_TASK STATEMENT:_ Copy every entry word for word, but skip the pictures.

Rows from a dataset of charts and code:

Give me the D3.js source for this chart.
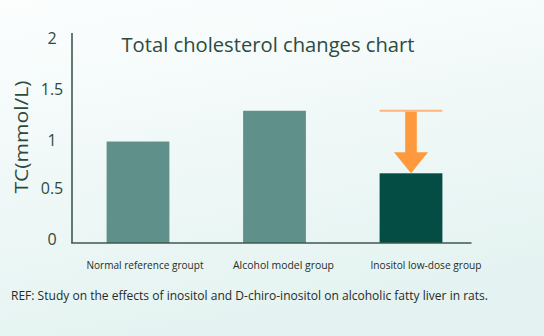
<!DOCTYPE html>
<html><head><meta charset="utf-8">
<script src="https://cdn.jsdelivr.net/npm/d3@7"></script>
<style>html,body{margin:0;padding:0;overflow:hidden;}svg{display:block;}</style>
</head><body>
<script>
const categories = ["Normal reference groupt", "Alcohol model group", "Inositol low-dose group"];
const values = [0.99, 1.29, 0.68];
const yTicks = [0, 0.5, 1, 1.5, 2];
const tickLabels = ["0", "0.5", "1", "1.5", "2"];
const arrowFrom = 1.29;   // alcohol model level
const arrowTo = 0.68;     // inositol level
const title = "Total cholesterol changes chart";
const yTitle = "TC(mmol/L)";
const note = "REF: Study on the effects of inositol and D-chiro-inositol on alcoholic fatty liver in rats.";

const W = 544, H = 336;
const svg = d3.select("body").append("svg").attr("width", W).attr("height", H);
const defs = svg.append("defs");
const g = defs.append("linearGradient").attr("id","bg").attr("x1","0").attr("y1","0").attr("x2","0.3").attr("y2","1");
g.append("stop").attr("offset","0").attr("stop-color","#fcfefe");
g.append("stop").attr("offset","1").attr("stop-color","#e4f3f1");
svg.append("rect").attr("width",W).attr("height",H).attr("fill","url(#bg)");

const y = d3.scaleLinear().domain([0,2]).range([243, 38]);
const x = d3.scaleBand().domain(categories).range([69.75, 479.25]).paddingInner(0.54).paddingOuter(0.27);

const textCol = "#2d4a3f";
const fontMain = "'Open Sans', 'Noto Sans', sans-serif";

// bars
svg.selectAll("rect.bar").data(values).enter().append("rect")
  .attr("class","bar")
  .attr("x",(d,i)=>x(categories[i]))
  .attr("width",x.bandwidth())
  .attr("y",d=>y(d))
  .attr("height",d=>y(0)-y(d))
  .attr("fill",(d,i)=> i===2 ? "#034d44" : "#5f918a");

// axes
svg.append("line").attr("x1",72).attr("x2",72).attr("y1",33).attr("y2",y(0)).attr("stroke","#3c5a50").attr("stroke-width",1.6);
svg.append("line").attr("x1",71.2).attr("x2",471.5).attr("y1",y(0)).attr("y2",y(0)).attr("stroke","#3c5a50").attr("stroke-width",1.6);

// y tick labels
const yAxis = d3.axisLeft(y).tickValues(yTicks).tickFormat((d,i)=>tickLabels[i]).tickSize(0);
const ya = svg.append("g").attr("transform","translate(52,0)").call(yAxis);
ya.select(".domain").remove();
ya.selectAll("text").attr("text-anchor","middle").attr("x",0).attr("dy","0.32em")
  .attr("font-family",fontMain).attr("font-size",16).attr("fill",textCol)
  .attr("transform",(d)=> d===0 ? "translate(0,-4)" : d===0.5 ? "translate(0,-3)" : "");

// x labels
const labelOffsets = [7, 9, 15];
svg.selectAll("text.xl").data(categories).enter().append("text")
  .attr("class","xl")
  .attr("x",(d,i)=>x(d)+x.bandwidth()/2+labelOffsets[i])
  .attr("y",269)
  .attr("text-anchor","middle")
  .attr("font-family",fontMain).attr("font-size",11).attr("fill","#1f2d28")
  .attr("textLength",(d,i)=>[117,101,111][i]).attr("lengthAdjust","spacingAndGlyphs")
  .text(d=>d);

// arrow
const cx = x(categories[2]) + x.bandwidth()/2;
const bx0 = x(categories[2]);
svg.append("line").attr("x1",bx0).attr("x2",bx0+x.bandwidth()).attr("y1",y(arrowFrom)).attr("y2",y(arrowFrom))
  .attr("stroke","#ffb57c").attr("stroke-width",2);
const yf = y(arrowFrom)+1, yt = y(arrowTo), headH = 21;
const sw = 5.8, hw = 17;
svg.append("path")
  .attr("d", `M${cx-sw},${yf} L${cx+sw},${yf} L${cx+sw},${yt-headH} L${cx+hw},${yt-headH} L${cx},${yt} L${cx-hw},${yt-headH} L${cx-sw},${yt-headH} Z`)
  .attr("fill","#fe9a3d");

// title
svg.append("text").attr("x",268).attr("y",52).attr("text-anchor","middle")
  .attr("font-family",fontMain).attr("font-size",20).attr("fill",textCol)
  .attr("textLength",293).attr("lengthAdjust","spacingAndGlyphs").text(title);

// y title
svg.append("text").attr("transform","translate(28,137) rotate(-90)").attr("text-anchor","middle")
  .attr("font-family",fontMain).attr("font-size",19).attr("fill",textCol)
  .attr("textLength",113).attr("lengthAdjust","spacingAndGlyphs").text(yTitle);

// note
svg.append("text").attr("x",11).attr("y",299.5)
  .attr("font-family",fontMain).attr("font-size",12.5).attr("fill","#1f2d28")
  .attr("textLength",477).attr("lengthAdjust","spacingAndGlyphs").text(note);
</script>
</body></html>
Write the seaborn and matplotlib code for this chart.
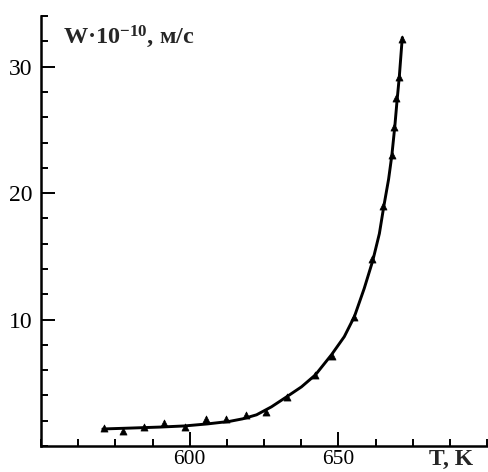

_WORKED SOLUTION:_
Give me the D3.js source for this chart.
<!DOCTYPE html>
<html><head><meta charset="utf-8">
<script src="https://cdn.jsdelivr.net/npm/d3@7"></script>
<style>html,body{margin:0;padding:0;overflow:hidden;}svg{display:block;}</style>
</head><body>
<script>
const categories = ["Normal reference groupt", "Alcohol model group", "Inositol low-dose group"];
const values = [0.99, 1.29, 0.68];
const yTicks = [0, 0.5, 1, 1.5, 2];
const tickLabels = ["0", "0.5", "1", "1.5", "2"];
const arrowFrom = 1.29;   // alcohol model level
const arrowTo = 0.68;     // inositol level
const title = "Total cholesterol changes chart";
const yTitle = "TC(mmol/L)";
const note = "REF: Study on the effects of inositol and D-chiro-inositol on alcoholic fatty liver in rats.";

const W = 544, H = 336;
const svg = d3.select("body").append("svg").attr("width", W).attr("height", H);
const defs = svg.append("defs");
const g = defs.append("linearGradient").attr("id","bg").attr("x1","0").attr("y1","0").attr("x2","0.3").attr("y2","1");
g.append("stop").attr("offset","0").attr("stop-color","#fcfefe");
g.append("stop").attr("offset","1").attr("stop-color","#e4f3f1");
svg.append("rect").attr("width",W).attr("height",H).attr("fill","url(#bg)");

const y = d3.scaleLinear().domain([0,2]).range([243, 38]);
const x = d3.scaleBand().domain(categories).range([69.75, 479.25]).paddingInner(0.54).paddingOuter(0.27);

const textCol = "#2d4a3f";
const fontMain = "'Open Sans', 'Noto Sans', sans-serif";

// bars
svg.selectAll("rect.bar").data(values).enter().append("rect")
  .attr("class","bar")
  .attr("x",(d,i)=>x(categories[i]))
  .attr("width",x.bandwidth())
  .attr("y",d=>y(d))
  .attr("height",d=>y(0)-y(d))
  .attr("fill",(d,i)=> i===2 ? "#034d44" : "#5f918a");

// axes
svg.append("line").attr("x1",72).attr("x2",72).attr("y1",33).attr("y2",y(0)).attr("stroke","#3c5a50").attr("stroke-width",1.6);
svg.append("line").attr("x1",71.2).attr("x2",471.5).attr("y1",y(0)).attr("y2",y(0)).attr("stroke","#3c5a50").attr("stroke-width",1.6);

// y tick labels
const yAxis = d3.axisLeft(y).tickValues(yTicks).tickFormat((d,i)=>tickLabels[i]).tickSize(0);
const ya = svg.append("g").attr("transform","translate(52,0)").call(yAxis);
ya.select(".domain").remove();
ya.selectAll("text").attr("text-anchor","middle").attr("x",0).attr("dy","0.32em")
  .attr("font-family",fontMain).attr("font-size",16).attr("fill",textCol)
  .attr("transform",(d)=> d===0 ? "translate(0,-4)" : d===0.5 ? "translate(0,-3)" : "");

// x labels
const labelOffsets = [7, 9, 15];
svg.selectAll("text.xl").data(categories).enter().append("text")
  .attr("class","xl")
  .attr("x",(d,i)=>x(d)+x.bandwidth()/2+labelOffsets[i])
  .attr("y",269)
  .attr("text-anchor","middle")
  .attr("font-family",fontMain).attr("font-size",11).attr("fill","#1f2d28")
  .attr("textLength",(d,i)=>[117,101,111][i]).attr("lengthAdjust","spacingAndGlyphs")
  .text(d=>d);

// arrow
const cx = x(categories[2]) + x.bandwidth()/2;
const bx0 = x(categories[2]);
svg.append("line").attr("x1",bx0).attr("x2",bx0+x.bandwidth()).attr("y1",y(arrowFrom)).attr("y2",y(arrowFrom))
  .attr("stroke","#ffb57c").attr("stroke-width",2);
const yf = y(arrowFrom)+1, yt = y(arrowTo), headH = 21;
const sw = 5.8, hw = 17;
svg.append("path")
  .attr("d", `M${cx-sw},${yf} L${cx+sw},${yf} L${cx+sw},${yt-headH} L${cx+hw},${yt-headH} L${cx},${yt} L${cx-hw},${yt-headH} L${cx-sw},${yt-headH} Z`)
  .attr("fill","#fe9a3d");

// title
svg.append("text").attr("x",268).attr("y",52).attr("text-anchor","middle")
  .attr("font-family",fontMain).attr("font-size",20).attr("fill",textCol)
  .attr("textLength",293).attr("lengthAdjust","spacingAndGlyphs").text(title);

// y title
svg.append("text").attr("transform","translate(28,137) rotate(-90)").attr("text-anchor","middle")
  .attr("font-family",fontMain).attr("font-size",19).attr("fill",textCol)
  .attr("textLength",113).attr("lengthAdjust","spacingAndGlyphs").text(yTitle);

// note
svg.append("text").attr("x",11).attr("y",299.5)
  .attr("font-family",fontMain).attr("font-size",12.5).attr("fill","#1f2d28")
  .attr("textLength",477).attr("lengthAdjust","spacingAndGlyphs").text(note);
</script>
</body></html>
Write the seaborn and matplotlib code for this chart.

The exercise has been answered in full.